When Dyckmans entered the art scene, Belgian painting was dominated by the historic-Romantic school exemplified by the grandiose works of Nicaise de Keyser, Edouard De Bièfve and his own master Gustaaf Wappers. The members of this school of painting chose as the subject matter of their work important historical events in Belgium’s history, which were regarded as key to the country’s national identity. The style of these works directly referenced the Flemish Baroque of 17th century Antwerp artists such as Rubens. Unlike these masters, Dyckmans preferred to depict intimate domestic scenes in a refined style that was inspired by the 17th century Dutch 'fijnschilders' ('small masters') such as Gerard Dou and Eglon van der Neer.

Dyckmans painted scenes of poor people as well as of the well-to-do bourgeoisie. The drawing of his figures was slight and his painting was like enamel and porcelain in its smoothness, particularly in his later works. Dyckmans was a master in the refined art of painting which represented each reflection, wrinkle, hair, leaf of a tree etc. He paid painstaking attention to the details of body, clothing and environment. At the same time, he aimed to represent the emotional state of the persons represented.

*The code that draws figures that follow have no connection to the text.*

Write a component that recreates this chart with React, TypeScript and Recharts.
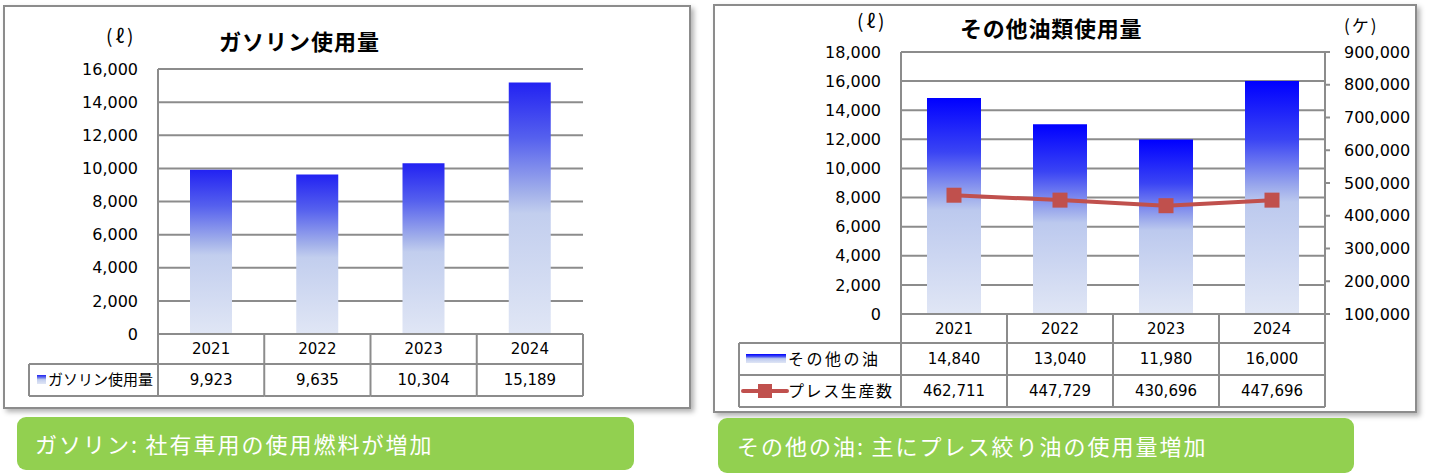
import { ComposedChart, Bar, Line, XAxis, YAxis, CartesianGrid } from "recharts";

const years = ["2021", "2022", "2023", "2024"];
const gasoline = [9923, 9635, 10304, 15189];
const otherOil = [14840, 13040, 11980, 16000];
const pressCount = [462711, 447729, 430696, 447696];
const gasTicks = [0, 2000, 4000, 6000, 8000, 10000, 12000, 14000, 16000];
const oilTicks = [0, 2000, 4000, 6000, 8000, 10000, 12000, 14000, 16000, 18000];
const pressTicks = [100000, 200000, 300000, 400000, 500000, 600000, 700000, 800000, 900000];

const LINE = "#8c8c8c";
const RED = "#c0504d";
const FONT = "'DejaVu Sans', 'Noto Sans CJK JP', sans-serif";
const JP = "'Noto Sans CJK JP', sans-serif";

const fmt = (v: number) => v.toLocaleString("en-US");

type Row = { label: string; values: number[]; icon: string; size: number; spacing: number };

// x axis tick draws one column of the data table under the plot
function makeTableTick(bw: number, heights: number[], rows: Row[], legendLeft: number, labelX: number) {
  return function TableTick(props: any) {
    const { x, y, payload, index } = props;
    const left = x - bw / 2;
    const right = x + bw / 2;
    const total = heights.reduce((a, b) => a + b, 0);
    let top = y;
    const cells: any[] = [];
    cells.push(
      <text key="h" x={x} y={y + heights[0] / 2} dy="0.36em" textAnchor="middle" fontSize={15} fontFamily={FONT} fill="#000">
        {payload.value}
      </text>
    );
    top = y + heights[0];
    rows.forEach((r, ri) => {
      const h = heights[ri + 1];
      cells.push(<line key={"l" + ri} x1={index === 0 ? legendLeft : left} x2={right} y1={top} y2={top} stroke={LINE} strokeWidth={2} />);
      cells.push(
        <text key={"t" + ri} x={x} y={top + h / 2} dy="0.36em" textAnchor="middle" fontSize={15} fontFamily={FONT} fill="#000">
          {fmt(r.values[index])}
        </text>
      );
      if (index === 0) {
        const cy = top + h / 2;
        if (r.icon === "gas") {
          cells.push(<rect key={"i" + ri} x={legendLeft + 8} y={cy - 5} width={9} height={9} fill="url(#gasGrad)" />);
        } else if (r.icon === "bar") {
          cells.push(<rect key={"i" + ri} x={legendLeft + 7} y={cy - 5} width={40} height={9} fill="url(#oilGrad)" />);
        } else {
          cells.push(<line key={"i" + ri} x1={legendLeft + 4} x2={legendLeft + 48} y1={cy} y2={cy} stroke={RED} strokeWidth={4} strokeLinecap="round" />);
          cells.push(<rect key={"m" + ri} x={legendLeft + 19} y={cy - 7} width={14} height={14} fill={RED} />);
        }
        cells.push(
          <text key={"n" + ri} x={labelX} y={cy} dy="0.36em" fontSize={r.size} letterSpacing={r.spacing} fontFamily={JP} fill="#000">
            {r.label}
          </text>
        );
      }
      top += h;
    });
    const bottom = y + total;
    cells.push(<line key="b" x1={index === 0 ? legendLeft : left} x2={right} y1={bottom} y2={bottom} stroke={LINE} strokeWidth={2} />);
    cells.push(<line key="v" x1={left} x2={left} y1={y} y2={bottom} stroke={LINE} strokeWidth={2} />);
    if (index === years.length - 1) {
      cells.push(<line key="vr" x1={right} x2={right} y1={y} y2={bottom} stroke={LINE} strokeWidth={2} />);
    }
    if (index === 0) {
      cells.push(<line key="vl" x1={legendLeft} x2={legendLeft} y1={y + heights[0]} y2={bottom} stroke={LINE} strokeWidth={2} />);
    }
    return <g>{cells}</g>;
  };
}

const SquareDot = (props: any) => {
  const { cx, cy } = props;
  return <rect x={cx - 7.5} y={cy - 7.5} width={15} height={15} fill={RED} />;
};

const gasData = years.map((y, i) => ({ year: y, gas: gasoline[i] }));
const oilData = years.map((y, i) => ({ year: y, oil: otherOil[i], press: pressCount[i] }));

const gasTick = makeTableTick(106.25, [30, 32], [{ label: "ガソリン使用量", values: gasoline, icon: "gas", size: 15, spacing: 0 }], 29, 48);
const oilTick = makeTableTick(106, [29, 32, 32], [
  { label: "その他の油", values: otherOil, icon: "bar", size: 16, spacing: 2.5 },
  { label: "プレス生産数", values: pressCount, icon: "line", size: 16, spacing: 1.6 },
], 29, 78);

const tickStyle = { fill: "#000", fontSize: 16, fontFamily: FONT };

const abs = (left: number, top: number, extra: any = {}) => ({ position: "absolute" as const, left, top, ...extra });

export default function App() {
  return (
    <div style={{ position: "absolute", left: 0, top: 0, width: 1429, height: 474, background: "#fff", overflow: "hidden" }}>
      <svg width={0} height={0} style={{ position: "absolute" }}>
        <defs>
          <linearGradient id="gasGrad" x1="0" y1="0" x2="0" y2="1">
            <stop offset="0" stopColor="#2222f2" />
            <stop offset="0.22" stopColor="#5560ee" />
            <stop offset="0.44" stopColor="#a3b1ea" />
            <stop offset="0.52" stopColor="#c2ceee" />
            <stop offset="1" stopColor="#e0e6f5" />
          </linearGradient>
          <linearGradient id="oilGrad" x1="0" y1="0" x2="0" y2="1">
            <stop offset="0" stopColor="#0000ff" />
            <stop offset="0.25" stopColor="#3a44f4" />
            <stop offset="0.45" stopColor="#9aa8ec" />
            <stop offset="0.52" stopColor="#bcc9ee" />
            <stop offset="1" stopColor="#e0e6f5" />
          </linearGradient>
        </defs>
      </svg>

      {/* left panel */}
      <div style={abs(3, 5, { width: 688, height: 404, boxSizing: "border-box", border: `2px solid ${LINE}`, boxShadow: "3px 3px 5px rgba(0,0,0,0.3)", background: "#fff" })} />
      <div style={abs(0, 0)}>
        <ComposedChart width={700} height={410} data={gasData} margin={{ top: 69, right: 117, bottom: 14, left: 0 }}>
          <CartesianGrid vertical={false} stroke={LINE} strokeWidth={2} />
          <XAxis dataKey="year" height={62} interval={0} tickSize={0} tickMargin={0} axisLine={{ stroke: LINE, strokeWidth: 2 }} tickLine={false} tick={gasTick} />
          <YAxis width={158} domain={[0, 16000]} ticks={gasTicks} tickFormatter={fmt} tickSize={0} tickMargin={20} tickLine={false} axisLine={{ stroke: LINE, strokeWidth: 2 }} tick={tickStyle} />
          <Bar dataKey="gas" fill="url(#gasGrad)" barSize={42} isAnimationActive={false} />
        </ComposedChart>
      </div>
      <div style={abs(219, 27, { fontFamily: JP, fontWeight: 700, fontSize: 22, lineHeight: "26px", letterSpacing: 1, color: "#000" })}>ガソリン使用量</div>
      <div style={abs(106, 23, { fontFamily: JP, fontSize: 19, lineHeight: "24px", letterSpacing: 3, color: "#000" })}>(ℓ)</div>
      <div style={abs(17, 417, { width: 617, height: 53, borderRadius: 9, background: "#92d050" })} />
      <div style={abs(35, 428, { fontFamily: JP, fontSize: 22, lineHeight: "30px", letterSpacing: 2, color: "#fff", whiteSpace: "pre" })}>{"ガソリン:\u2009社有車用の使用燃料が増加"}</div>

      {/* right panel */}
      <div style={abs(713, 4, { width: 704, height: 409, boxSizing: "border-box", border: `2px solid ${LINE}`, boxShadow: "3px 3px 5px rgba(0,0,0,0.3)", background: "#fff" })} />
      <div style={abs(710, 0)}>
        <ComposedChart width={719} height={414} data={oilData} margin={{ top: 52, right: 0, bottom: 7, left: 0 }}>
          <CartesianGrid vertical={false} yAxisId="left" stroke={LINE} strokeWidth={2} />
          <XAxis dataKey="year" height={93} interval={0} tickSize={0} tickMargin={0} axisLine={{ stroke: LINE, strokeWidth: 2 }} tickLine={false} tick={oilTick} />
          <YAxis yAxisId="left" width={191} domain={[0, 18000]} ticks={oilTicks} tickFormatter={fmt} tickSize={0} tickMargin={20} tickLine={false} axisLine={{ stroke: LINE, strokeWidth: 2 }} tick={tickStyle} />
          <YAxis yAxisId="right" orientation="right" width={104} domain={[100000, 900000]} ticks={pressTicks} tickFormatter={fmt} tickSize={5} tickMargin={14} tickLine={{ stroke: LINE, strokeWidth: 2 }} axisLine={{ stroke: LINE, strokeWidth: 2 }} tick={tickStyle} />
          <Bar yAxisId="left" dataKey="oil" fill="url(#oilGrad)" barSize={54} isAnimationActive={false} />
          <Line yAxisId="right" dataKey="press" stroke={RED} strokeWidth={4} dot={<SquareDot />} isAnimationActive={false} />
        </ComposedChart>
      </div>
      <div style={abs(960, 14, { fontFamily: JP, fontWeight: 700, fontSize: 22, lineHeight: "26px", letterSpacing: 0.8, color: "#000" })}>その他油類使用量</div>
      <div style={abs(857, 8, { fontFamily: JP, fontSize: 19, lineHeight: "24px", letterSpacing: 3, color: "#000" })}>(ℓ)</div>
      <div style={abs(1344, 13, { fontFamily: JP, fontSize: 17, lineHeight: "24px", letterSpacing: 2, color: "#000" })}>(ケ)</div>
      <div style={abs(718, 418, { width: 636, height: 55, borderRadius: 9, background: "#92d050" })} />
      <div style={abs(737, 430, { fontFamily: JP, fontSize: 22, lineHeight: "30px", letterSpacing: 2, color: "#fff", whiteSpace: "pre" })}>{"その他の油:\u2009主にプレス絞り油の使用量増加"}</div>
    </div>
  );
}
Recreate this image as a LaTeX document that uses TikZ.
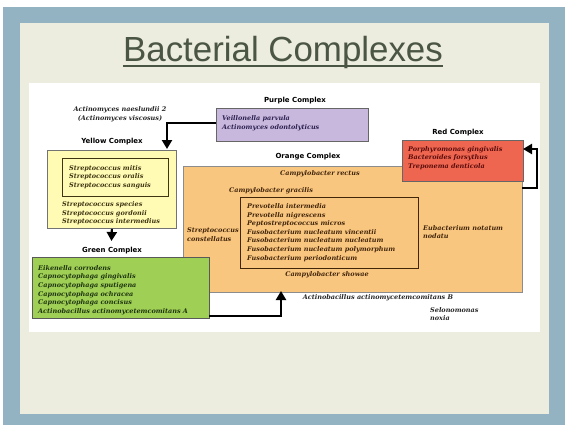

One of his most successful paintings was The Blind Beggar. He painted the original in 1852 (Royal Museum of Fine Arts Antwerp) and made a reduced copy which is in the National Gallery, London. The painting was extremely popular in the 19th century and was repeatedly copied after it had entered the National Gallery's collection. Dyckmans painted later a variation on the theme of the blind beggar of which he also made a reduced copy (private collections). The figure of the blind beggar in the painting is reportedly a self-portrait of the painter.

Dyckmans painted also portraits and some cityscapes of Antwerp. He further painted a still life of flowers entitled Spring Flowers.